Print exactly the lines running from the one that holds "Generate a web" through the one that holds "707, 604, 501, 405, 203];", please, and leave the pictures out.

◇ ◇ ◇

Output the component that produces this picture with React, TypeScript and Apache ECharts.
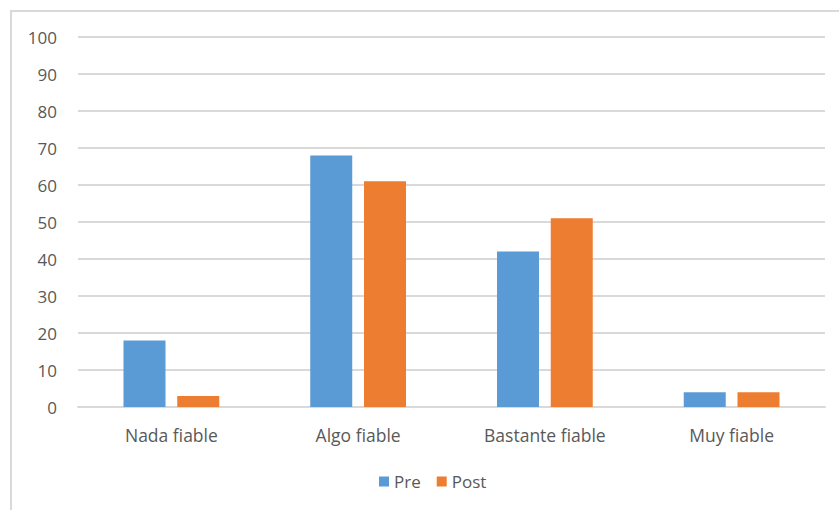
import React, { useEffect, useRef } from "react";
import * as echarts from "echarts";

const categories = ["Nada fiable", "Algo fiable", "Bastante fiable", "Muy fiable"];
const preValues = [18, 68, 42, 4];
const postValues = [3, 61, 51, 4];
const seriesNames = ["Pre", "Post"];

export default function App() {
  const ref = useRef<HTMLDivElement>(null);
  useEffect(() => {
    if (!ref.current) return;
    const chart = echarts.init(ref.current, null, { renderer: "svg" });
    const font = "'Open Sans', sans-serif";
    chart.setOption({
      animation: false,
      backgroundColor: "#ffffff",
      textStyle: { fontFamily: font },
      graphic: [
        {
          type: "rect",
          shape: { x: 11, y: 11, width: 900, height: 600 },
          style: { fill: "none", stroke: "#d9d9d9", lineWidth: 2 },
          silent: true,
        },
      ],
      grid: { left: 78, right: 14, top: 37, bottom: 103 },
      legend: {
        data: seriesNames,
        left: 374,
        top: 468,
        itemWidth: 10,
        itemHeight: 10,
        itemGap: 16,
        icon: "rect",
        textStyle: { color: "#595959", fontSize: 17, fontFamily: font },
      },
      xAxis: {
        type: "category",
        data: categories,
        axisLine: { show: true, lineStyle: { color: "#d9d9d9", width: 2 } },
        axisTick: { show: false },
        axisLabel: { color: "#595959", fontSize: 17.5, margin: 19, fontFamily: font },
      },
      yAxis: {
        type: "value",
        min: 0,
        max: 100,
        interval: 10,
        axisLine: { show: false },
        axisTick: { show: false },
        splitLine: { lineStyle: { color: "#d9d9d9", width: 2 } },
        axisLabel: { color: "#595959", fontSize: 17, margin: 21, fontFamily: font },
      },
      series: [
        {
          name: seriesNames[0],
          type: "bar",
          data: preValues,
          barWidth: 42,
          barGap: "28%",
          itemStyle: { color: "#5B9BD5" },
        },
        {
          name: seriesNames[1],
          type: "bar",
          data: postValues,
          barWidth: 42,
          barGap: "28%",
          itemStyle: { color: "#ED7D31" },
        },
      ],
    });
    return () => chart.dispose();
  }, []);
  return (
    <div
      ref={ref}
      style={{ position: "absolute", left: 0, top: 0, width: 839, height: 510 }}
    />
  );
}
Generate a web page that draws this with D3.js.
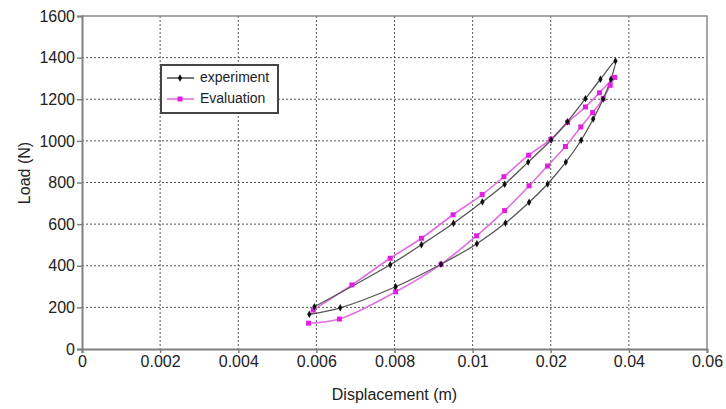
<!DOCTYPE html>
<html>
<head>
<meta charset="utf-8">
<script src="https://cdn.jsdelivr.net/npm/d3@7"></script>
<style>
  body { margin: 0; background: #fff; }
  text { font-family: "Liberation Sans", Arial, sans-serif; fill: #222; }
</style>
</head>
<body>
<div id="chart"></div>
<script>
// tick labels as printed on the original (uneven steps, even spacing)
let xTicks = [0, 0.002, 0.004, 0.006, 0.008, 0.01, 0.02, 0.04, 0.06];
let xTickLabels = ['0', '0.002', '0.004', '0.006', '0.008', '0.01', '0.02', '0.04', '0.06'];
let yTicks = [0, 200, 400, 600, 800, 1000, 1200, 1400, 1600];

// experiment loop: loading branch up, then unloading branch down
let expDisp = [0.00582, 0.00661, 0.00803, 0.00919, 0.01054, 0.0142, 0.01723, 0.0196, 0.02386, 0.02778,
  0.03086, 0.03342, 0.0354, 0.03656, 0.03272, 0.02888, 0.02428, 0.0201, 0.01711, 0.0141,
  0.01125, 0.00951, 0.00869, 0.00789, 0.00595];
let expLoad = [167, 198, 299, 407, 506, 605, 705, 793, 898, 1003,
  1105, 1201, 1296, 1384, 1296, 1203, 1092, 1004, 898, 792,
  707, 604, 501, 405, 203];

let evalDisp = [0.0058, 0.00659, 0.00803, 0.00919, 0.01051, 0.0141, 0.01723, 0.01958, 0.02376, 0.0277,
  0.03072, 0.03342, 0.03522, 0.03636, 0.03246, 0.02888, 0.02432, 0.02002, 0.01717, 0.01401,
  0.01122, 0.0095, 0.00869, 0.00789, 0.00691, 0.00592];
let evalLoad = [124, 144, 275, 407, 544, 665, 784, 879, 973, 1067,
  1136, 1203, 1267, 1305, 1231, 1163, 1089, 1008, 931, 828,
  742, 645, 532, 436, 308, 187];

var width = 726, height = 409;
var margin = {left: 82, top: 16, right: 19, bottom: 60};
var w = width - margin.left - margin.right, h = height - margin.top - margin.bottom;

let svg = d3.select('#chart').append('svg')
  .attr('width', width)
  .attr('height', height);

let g = svg.append('g').attr('transform', `translate(${margin.left},${margin.top})`);

// piecewise scale so the printed ticks sit evenly spaced
let xScale = d3.scaleLinear()
  .domain(xTicks)
  .range(xTicks.map((d, i) => i * w / (xTicks.length - 1)));
let yScale = d3.scaleLinear().domain([0, 1600]).range([h, 0]);

// grid
g.selectAll('.vgrid').data(xTicks.slice(1, -1)).enter().append('line')
  .attr('x1', d => xScale(d)).attr('x2', d => xScale(d))
  .attr('y1', 0).attr('y2', h)
  .attr('stroke', '#555').attr('stroke-width', 1).attr('stroke-dasharray', '2,2');
g.selectAll('.hgrid').data(yTicks.slice(1, -1)).enter().append('line')
  .attr('x1', 0).attr('x2', w)
  .attr('y1', d => yScale(d)).attr('y2', d => yScale(d))
  .attr('stroke', '#555').attr('stroke-width', 1).attr('stroke-dasharray', '2,2');

// plot border (top, right)
g.append('path')
  .attr('d', `M0,0H${w}V${h}`)
  .attr('fill', 'none').attr('stroke', '#8a8a8a').attr('stroke-width', 1.5);

// axes
let xAxis = d3.axisBottom(xScale).tickValues(xTicks)
  .tickFormat((d, i) => xTickLabels[i]).tickSize(4).tickPadding(3);
let yAxis = d3.axisLeft(yScale).tickValues(yTicks).tickFormat(d3.format('d'))
  .tickSize(5).tickPadding(2);

let gx = g.append('g').attr('transform', `translate(0,${h})`).call(xAxis);
let gy = g.append('g').call(yAxis);
[gx, gy].forEach(a => {
  a.select('.domain').attr('stroke', '#808080').attr('stroke-width', 2);
  a.selectAll('.tick line').attr('stroke', '#808080').attr('stroke-width', 1.5);
  a.selectAll('.tick text').style('font-size', '16px').attr('fill', '#222')
    .style('font-family', '"Liberation Sans", Arial, sans-serif');
});

// axis titles
svg.append('text')
  .attr('x', margin.left + w / 2).attr('y', 400)
  .attr('text-anchor', 'middle').style('font-size', '16px')
  .text('Displacement (m)');
svg.append('text')
  .attr('transform', 'translate(26,173) rotate(-90)')
  .attr('text-anchor', 'middle').attr('dominant-baseline', 'middle')
  .style('font-size', '16px')
  .text('Load (N)');

// series
let line = d3.line()
  .x(d => xScale(d[0]))
  .y(d => yScale(d[1]))
  .curve(d3.curveCatmullRom.alpha(0.5));

let expData = expDisp.map((d, i) => [d, expLoad[i]]);
let evalData = evalDisp.map((d, i) => [d, evalLoad[i]]);

g.append('path').datum(evalData)
  .attr('d', line).attr('fill', 'none')
  .attr('stroke', '#e070e0').attr('stroke-width', 1.6);
g.append('path').datum(expData)
  .attr('d', line).attr('fill', 'none')
  .attr('stroke', '#555').attr('stroke-width', 1.3);

g.selectAll('.evm').data(evalData).enter().append('rect')
  .attr('x', d => xScale(d[0]) - 2.5).attr('y', d => yScale(d[1]) - 2.5)
  .attr('width', 5).attr('height', 5)
  .attr('fill', '#e020e0');

let diamond = d3.symbol().type(d3.symbolDiamond).size(16);
g.selectAll('.exm').data(expData).enter().append('path')
  .attr('d', diamond)
  .attr('transform', d => `translate(${xScale(d[0])},${yScale(d[1])})`)
  .attr('fill', '#111');

// legend
let leg = svg.append('g');
leg.append('rect')
  .attr('x', 161).attr('y', 65).attr('width', 117).attr('height', 48)
  .attr('fill', '#fff').attr('stroke', '#444').attr('stroke-width', 2);
let legItems = [
  {name: 'experiment', color: '#555', mark: '#111', y: 78},
  {name: 'Evaluation', color: '#e070e0', mark: '#e020e0', y: 99}
];
legItems.forEach((it, i) => {
  leg.append('line')
    .attr('x1', 167).attr('x2', 194).attr('y1', it.y).attr('y2', it.y)
    .attr('stroke', it.color).attr('stroke-width', 1.6);
  if (i == 0) {
    leg.append('path').attr('d', diamond)
      .attr('transform', `translate(180,${it.y})`).attr('fill', it.mark);
  } else {
    leg.append('rect').attr('x', 177.5).attr('y', it.y - 2.5)
      .attr('width', 5).attr('height', 5).attr('fill', it.mark);
  }
  leg.append('text')
    .attr('x', 200).attr('y', it.y)
    .attr('dominant-baseline', 'middle')
    .style('font-size', '14px')
    .text(it.name);
});
</script>
</body>
</html>
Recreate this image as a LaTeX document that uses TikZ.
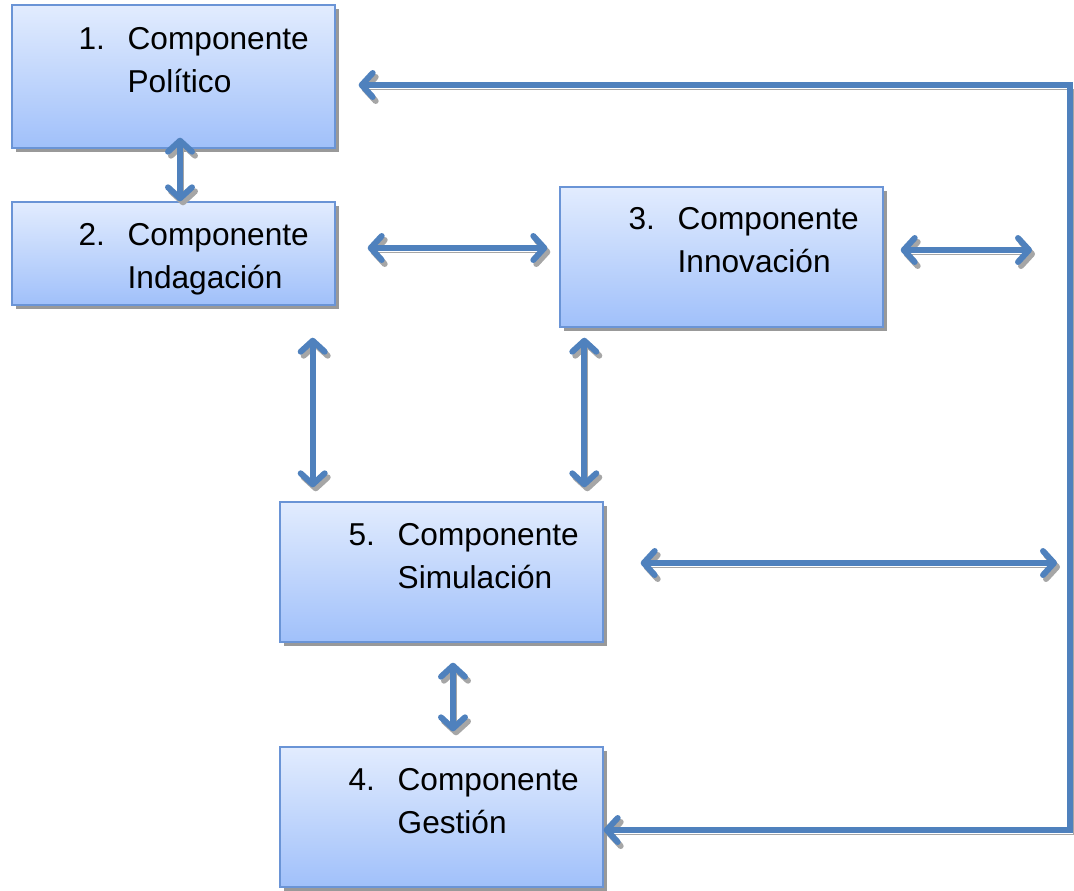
\documentclass[tikz,border=0pt]{standalone}
\usepackage{fontspec}
\setmainfont{Liberation Sans}
\usetikzlibrary{arrows.meta, positioning, shadows, calc}
\definecolor{linkblue}{RGB}{79,129,189}
\definecolor{boxline}{RGB}{106,148,214}
\definecolor{boxtop}{RGB}{226,236,254}
\definecolor{boxbottom}{RGB}{160,192,250}

\begin{document}
\begin{tikzpicture}[
      font=\fontsize{18}{24.5}\selectfont,
      component/.style={
        draw=boxline,
        line width=0.8pt,
        top color=boxtop,
        bottom color=boxbottom,
        minimum width=64.6mm,
        inner sep=0pt,
        drop shadow={shadow xshift=0.7mm, shadow yshift=-0.8mm, fill=black!40, opacity=1}
      },
      comptext/.style={
        inner sep=0pt,
        align=left
      },
      link/.style={
        {Straight Barb[length=2.2mm,width=4.8mm,line width=3.4pt,round]}-{Straight Barb[length=2.2mm,width=4.8mm,line width=3.4pt,round]},
        draw=linkblue,
        line width=3.2pt,
        preaction={draw=black!35, transform canvas={shift={(0.6mm,-0.8mm)}}}
      }
    ]
    \useasboundingbox (0,0) rectangle (21.48,-17.8);

    % Component boxes
    \node[component, minimum height=28.6mm] (pol) at (3.47,-1.53) {};
    \node[component, minimum height=20.6mm] (ind) at (3.47,-5.07) {};
    \node[component, minimum height=28mm] (inn) at (14.43,-5.14) {};
    \node[component, minimum height=28mm] (sim) at (8.83,-11.44) {};
    \node[component, minimum height=28mm] (ges) at (8.83,-16.34) {};

    % Component texts
    \node[comptext, below right=3mm and 13.4mm of pol.north west] (polt)
      {\begin{tabular}{@{}p{9.8mm}@{}l@{}}1. & Componente\\ & Político\end{tabular}};
    \node[comptext, below right=2.8mm and 13.4mm of ind.north west] (indt)
      {\begin{tabular}{@{}p{9.8mm}@{}l@{}}2. & Componente\\ & Indagación\end{tabular}};
    \node[comptext, below right=2.6mm and 13.8mm of inn.north west] (innt)
      {\begin{tabular}{@{}p{9.8mm}@{}l@{}}3. & Componente\\ & Innovación\end{tabular}};
    \node[comptext, below right=2.8mm and 13.8mm of sim.north west] (simt)
      {\begin{tabular}{@{}p{9.8mm}@{}l@{}}5. & Componente\\ & Simulación\end{tabular}};
    \node[comptext, below right=2.8mm and 13.8mm of ges.north west] (gest)
      {\begin{tabular}{@{}p{9.8mm}@{}l@{}}4. & Componente\\ & Gestión\end{tabular}};

    % Corners of the return line
    \coordinate (loopne) at (21.4,-1.7);
    \coordinate (loopse) at (21.4,-16.6);

    % Links between components
    \draw[link, shorten <=-2.2mm] ([xshift=1.3mm]pol.south) -- ([xshift=1.3mm]pol.south |- ind.north);
    \draw[link, shorten <=6.4mm, shorten >=2.4mm] ([yshift=1.1mm]ind.east) -- ([yshift=1.1mm]ind.east -| inn.west);
    \draw[link, shorten <=3.4mm, shorten >=7.6mm] ([yshift=1.4mm]inn.east) -- ([yshift=1.4mm]inn.east -| loopne);
    \draw[link, shorten <=6.4mm, shorten >=2.8mm] ([xshift=-4.6mm]ind.south east) -- ([xshift=-4.6mm]ind.south east |- sim.north);
    \draw[link, shorten <=2mm, shorten >=2.8mm] ([xshift=5mm]inn.south west) -- ([xshift=5mm]inn.south west |- sim.north);
    \draw[link, shorten <=7.4mm, shorten >=2.6mm] ([yshift=1.8mm]sim.east) -- ([yshift=1.8mm]sim.east -| loopne);
    \draw[link, shorten <=4mm, shorten >=3mm] ([xshift=2.3mm]sim.south) -- ([xshift=2.3mm]sim.south |- ges.north);

    % Return line
    \draw[link, shorten >=4.6mm] (ges.east |- loopse) -- (loopse) -- (loopne) -- (pol.east |- loopne);

  \end{tikzpicture}
\end{document}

◇ ◇ ◇

- [EXERCISE SOLUTION]:
Generate a web page that draws this with D3.js.
<!DOCTYPE html>
<html>
<head>
<meta charset="utf-8">
<script src="https://cdn.jsdelivr.net/npm/d3@7"></script>
<style>
  body { margin: 0; background: #fff; }
  text { font-family: "Liberation Sans", Arial, sans-serif; fill: #222; }
</style>
</head>
<body>
<div id="chart"></div>
<script>
// tick labels as printed on the original (uneven steps, even spacing)
let xTicks = [0, 0.002, 0.004, 0.006, 0.008, 0.01, 0.02, 0.04, 0.06];
let xTickLabels = ['0', '0.002', '0.004', '0.006', '0.008', '0.01', '0.02', '0.04', '0.06'];
let yTicks = [0, 200, 400, 600, 800, 1000, 1200, 1400, 1600];

// experiment loop: loading branch up, then unloading branch down
let expDisp = [0.00582, 0.00661, 0.00803, 0.00919, 0.01054, 0.0142, 0.01723, 0.0196, 0.02386, 0.02778,
  0.03086, 0.03342, 0.0354, 0.03656, 0.03272, 0.02888, 0.02428, 0.0201, 0.01711, 0.0141,
  0.01125, 0.00951, 0.00869, 0.00789, 0.00595];
let expLoad = [167, 198, 299, 407, 506, 605, 705, 793, 898, 1003,
  1105, 1201, 1296, 1384, 1296, 1203, 1092, 1004, 898, 792,
  707, 604, 501, 405, 203];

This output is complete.